# [EXERCISE DESCRIPTION]
Transcribe every line from the top down to the line with "var xTicks = [1, 2, 3, 4, 5, 6, 7, 8];", both ends included, but not the pictures.

# [AVAILABLE DATA]
★ ★ ★

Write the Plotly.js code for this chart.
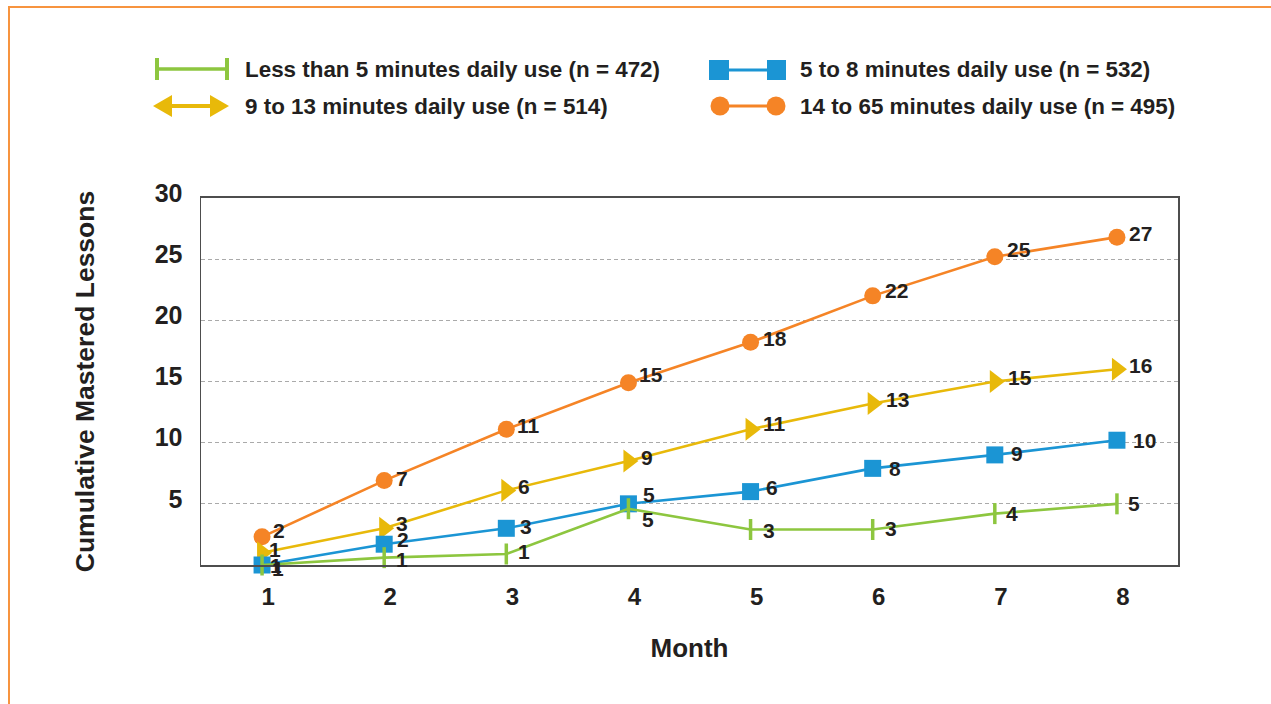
<!DOCTYPE html>
<html>
<head>
<meta charset="utf-8">
<script src="https://cdn.plot.ly/plotly-3.0.1.min.js"></script>
<style>
html,body{margin:0;padding:0;background:#fff;}
#frame{position:absolute;left:8px;top:6px;width:1263px;height:698px;border-top:2px solid #f7943f;border-left:2px solid #f7943f;box-sizing:border-box;pointer-events:none;z-index:5;}
#chart{position:absolute;left:0;top:0;width:1271px;height:704px;}
</style>
</head>
<body>
<div id="chart"></div>
<div id="frame"></div>
<script>
// ---- data ----
var months = [1, 2, 3, 4, 5, 6, 7, 8];
var seriesNames = [
  "Less than 5 minutes daily use (n = 472)",
  "5 to 8 minutes daily use (n = 532)",
  "9 to 13 minutes daily use (n = 514)",
  "14 to 65 minutes daily use (n = 495)"
];
var lessThan5 = [0.0, 0.6, 0.9, 4.6, 2.9, 2.9, 4.2, 5.0];
var lessThan5Labels = ["1", "1", "1", "5", "3", "3", "4", "5"];
var fiveTo8 = [0.0, 1.7, 3.0, 5.0, 6.0, 7.9, 9.0, 10.2];
var fiveTo8Labels = ["1", "2", "3", "5", "6", "8", "9", "10"];
var nineTo13 = [1.0, 3.0, 6.1, 8.5, 11.1, 13.2, 15.0, 16.0];
var nineTo13Labels = ["1", "3", "6", "9", "11", "13", "15", "16"];
var fourteenTo65 = [2.3, 6.9, 11.1, 14.9, 18.2, 22.0, 25.2, 26.8];
var fourteenTo65Labels = ["2", "7", "11", "15", "18", "22", "25", "27"];
var yTicks = [5, 10, 15, 20, 25, 30];
var xTicks = [1, 2, 3, 4, 5, 6, 7, 8];

// ---- style ----
var GREEN = "#8dc63f", BLUE = "#1b95d4", YELLOW = "#e8b90a", ORANGE = "#f58426";
var TXT = "#231f20";
var FONT = "Liberation Sans, Arial, sans-serif";
var NARROW = "Liberation Sans Narrow, Arial Narrow, Liberation Sans, sans-serif";

function tr(y, name, color, sym, size) {
  return {
    x: months, y: y, name: name, type: "scatter", mode: "lines+markers",
    line: {color: color, width: 2.6},
    marker: {symbol: sym, size: size, color: color, line: {color: color, width: 0}},
    cliponaxis: false, showlegend: false, hoverinfo: "x+y+name"
  };
}

var traces = [
  tr(fourteenTo65, seriesNames[3], ORANGE, "circle", 17),
  tr(nineTo13, seriesNames[2], YELLOW, "triangle-right", 20),
  tr(fiveTo8, seriesNames[1], BLUE, "square", 17),
  tr(lessThan5, seriesNames[0], GREEN, "line-ns", 15)
];
traces[3].marker.line = {color: GREEN, width: 3.5};

// ---- point labels (anchored on the data points) ----
var annotations = [];
function labels(ys, txts, dxs, dys) {
  for (var i = 0; i < months.length; i++) {
    annotations.push({xref: "x", yref: "y", x: months[i], y: ys[i], text: txts[i], showarrow: false,
      xanchor: "left", yanchor: "middle", xshift: dxs[i], yshift: dys[i],
      font: {family: NARROW, size: 21, color: TXT, weight: 700}});
  }
}
labels(fourteenTo65, fourteenTo65Labels, [9, 10, 9, 9, 10, 10, 10, 10], [6, 2, 4, 8, 4, 5, 7, 4]);
labels(nineTo13, nineTo13Labels, [5, 10, 10, 11, 10, 11, 11, 10], [3, 5, 4, 4, 6, 4, 4, 4]);
labels(fiveTo8, fiveTo8Labels, [6, 11, 12, 13, 13, 14, 14, 14], [0, 5, 2, 9, 4, 0, 1, 0]);
labels(lessThan5, lessThan5Labels, [8, 10, 10, 12, 10, 10, 9, 9], [-3, -2, 2, -11, -1, 1, 0, 0]);

// ---- custom legend (pixel -> paper) ----
var L = 201, R = 1178, T = 198, B = 565;
function px(x) { return (x - L) / (R - L); }
function py(y) { return (B - y) / (B - T); }
var shapes = [];
function line(x0, y0, x1, y1, c, w) {
  shapes.push({type: "line", xref: "paper", yref: "paper", x0: px(x0), y0: py(y0), x1: px(x1), y1: py(y1), line: {color: c, width: w}});
}
function rect(x0, y0, x1, y1, c) {
  shapes.push({type: "rect", xref: "paper", yref: "paper", x0: px(x0), y0: py(y0), x1: px(x1), y1: py(y1), fillcolor: c, line: {width: 0}});
}
function circ(cx, cy, r, c) {
  shapes.push({type: "circle", xref: "paper", yref: "paper", x0: px(cx - r), y0: py(cy - r), x1: px(cx + r), y1: py(cy + r), fillcolor: c, line: {width: 0}});
}
function tri(pts, c) {
  var p = "M" + pts.map(function (q) { return px(q[0]) + "," + py(q[1]); }).join(" L") + " Z";
  shapes.push({type: "path", xref: "paper", yref: "paper", path: p, fillcolor: c, line: {width: 0}});
}
function legText(x, y, s) {
  annotations.push({xref: "paper", yref: "paper", x: px(x), y: py(y), xanchor: "left", yanchor: "middle",
    text: s, showarrow: false, font: {family: FONT, size: 22.4, color: TXT, weight: 700}});
}
// green
line(155, 69, 229, 69, GREEN, 3.5);
line(157, 58, 157, 80, GREEN, 4);
line(227, 58, 227, 80, GREEN, 4);
legText(243, 69, seriesNames[0]);
// yellow
line(168, 106, 214, 106, YELLOW, 4);
tri([[153, 106], [172, 95], [172, 117]], YELLOW);
tri([[229, 106], [210, 95], [210, 117]], YELLOW);
legText(243, 106, seriesNames[2]);
// blue
line(720, 70, 776, 70, BLUE, 3);
rect(709, 60, 729, 80, BLUE);
rect(767, 60, 786, 80, BLUE);
legText(798, 70, seriesNames[1]);
// orange
line(720, 106, 776, 106, ORANGE, 3);
circ(720, 106, 9.5, ORANGE);
circ(776, 106, 9.5, ORANGE);
legText(798, 106, seriesNames[3]);

var layout = {
  width: 1271, height: 704,
  margin: {l: L, r: 1271 - R, t: T, b: 704 - B, pad: 0},
  paper_bgcolor: "#ffffff", plot_bgcolor: "#ffffff",
  showlegend: false,
  font: {family: FONT, color: TXT},
  xaxis: {
    range: [0.5, 8.5], tickvals: xTicks, ticktext: xTicks.map(String),
    showgrid: false, zeroline: false, showline: true, linecolor: "#4d4d4d", linewidth: 2, mirror: true,
    ticks: "", tickfont: {family: FONT, size: 24, color: TXT, weight: 700},
    ticklabelstandoff: 9, ticklabelshift: 6,
    title: {text: "Month", font: {family: FONT, size: 26, color: TXT, weight: 700}, standoff: 30}
  },
  yaxis: {
    range: [0, 30], tickvals: yTicks, ticktext: yTicks.map(String),
    showgrid: true, gridcolor: "#aaaaaa", griddash: "4px,3px", gridwidth: 1,
    zeroline: false, showline: true, linecolor: "#4d4d4d", linewidth: 1.5, mirror: true,
    ticks: "", tickfont: {family: FONT, size: 25, color: TXT, weight: 700},
    ticklabelstandoff: 12, ticklabelshift: -5,
    title: {text: "Cumulative Mastered Lessons", font: {family: FONT, size: 26.5, color: TXT, weight: 700}, standoff: 52}
  },
  shapes: shapes,
  annotations: annotations
};

Plotly.newPlot("chart", traces, layout, {displayModeBar: false, staticPlot: true});
</script>
</body>
</html>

★ ★ ★

# [ANSWER TO THE PROBLEM]
Write the Plotly.js code for this chart.
<!DOCTYPE html>
<html>
<head>
<meta charset="utf-8">
<script src="https://cdn.plot.ly/plotly-3.0.1.min.js"></script>
<style>
html,body{margin:0;padding:0;background:#fff;}
#frame{position:absolute;left:8px;top:6px;width:1263px;height:698px;border-top:2px solid #f7943f;border-left:2px solid #f7943f;box-sizing:border-box;pointer-events:none;z-index:5;}
#chart{position:absolute;left:0;top:0;width:1271px;height:704px;}
</style>
</head>
<body>
<div id="chart"></div>
<div id="frame"></div>
<script>
// ---- data ----
var months = [1, 2, 3, 4, 5, 6, 7, 8];
var seriesNames = [
  "Less than 5 minutes daily use (n = 472)",
  "5 to 8 minutes daily use (n = 532)",
  "9 to 13 minutes daily use (n = 514)",
  "14 to 65 minutes daily use (n = 495)"
];
var lessThan5 = [0.0, 0.6, 0.9, 4.6, 2.9, 2.9, 4.2, 5.0];
var lessThan5Labels = ["1", "1", "1", "5", "3", "3", "4", "5"];
var fiveTo8 = [0.0, 1.7, 3.0, 5.0, 6.0, 7.9, 9.0, 10.2];
var fiveTo8Labels = ["1", "2", "3", "5", "6", "8", "9", "10"];
var nineTo13 = [1.0, 3.0, 6.1, 8.5, 11.1, 13.2, 15.0, 16.0];
var nineTo13Labels = ["1", "3", "6", "9", "11", "13", "15", "16"];
var fourteenTo65 = [2.3, 6.9, 11.1, 14.9, 18.2, 22.0, 25.2, 26.8];
var fourteenTo65Labels = ["2", "7", "11", "15", "18", "22", "25", "27"];
var yTicks = [5, 10, 15, 20, 25, 30];
var xTicks = [1, 2, 3, 4, 5, 6, 7, 8];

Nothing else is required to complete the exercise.